As of today, the Strait of Hormuz situation remains a critical flashpoint. Iran has declared the waterway closed to shipping linked to countries it considers hostile, and the United Kingdom Maritime Trade Operations agency has rated the threat level across the Gulf, the Strait of Hormuz, and the Gulf of Oman as critical. Twenty-one confirmed attacks on commercial vessels and offshore infrastructure have taken place since March 1.

The questions hanging over the conflict are profound and, as yet, unanswered. What comes next for Iran’s leadership, with Khamenei dead and the country under sustained bombardment? Can the Strait of Hormuz be reopened without further escalation?
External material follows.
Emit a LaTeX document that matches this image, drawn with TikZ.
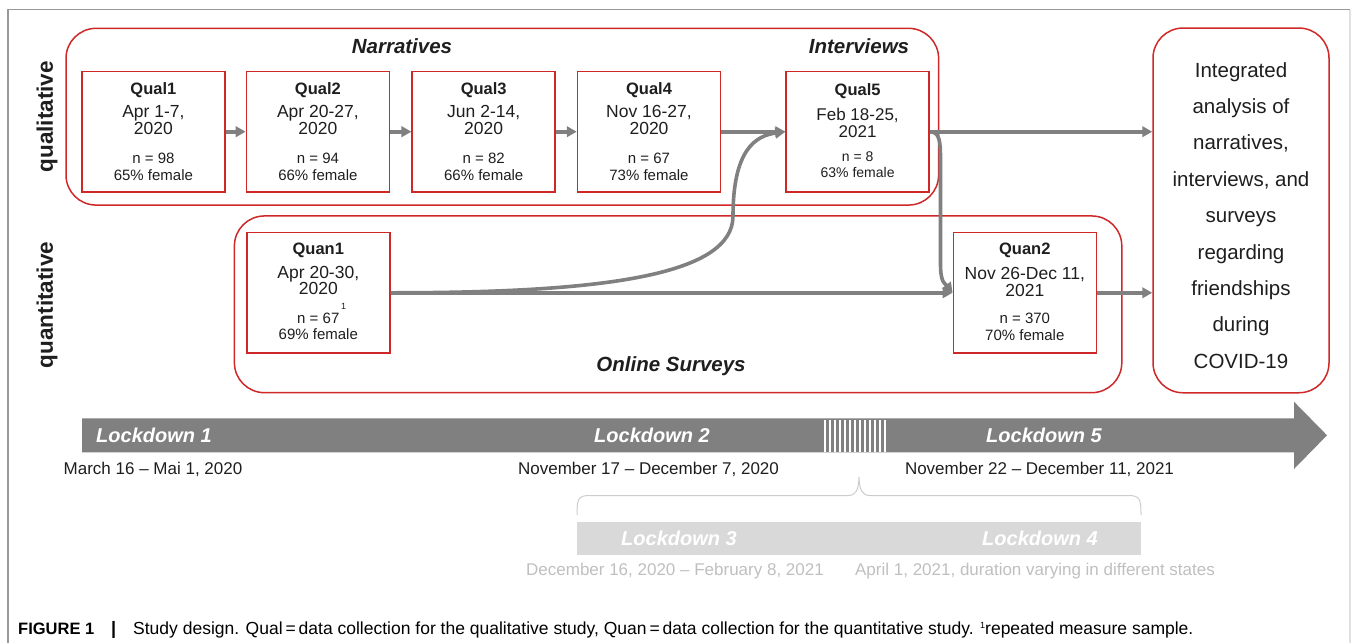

Will Hezbollah, the Houthis in Yemen, and Iranian-backed militias in Iraq broaden the war further? And how does this conflict — launched, critics say, while negotiations were still actively underway — ultimately end?

What is certain is that the 2026 war between the United States, Israel, and Iran has already changed the Middle East in ways that will take years, perhaps decades, to fully understand. The human suffering it has caused — on all sides, across multiple countries, among soldiers and civilians alike, including thousands of children — demands that the world pay close and honest attention to what is actually happening, rather than to the conflicting claims of any single party.

 

The conflict is still unfolding. The truth, as always, matters.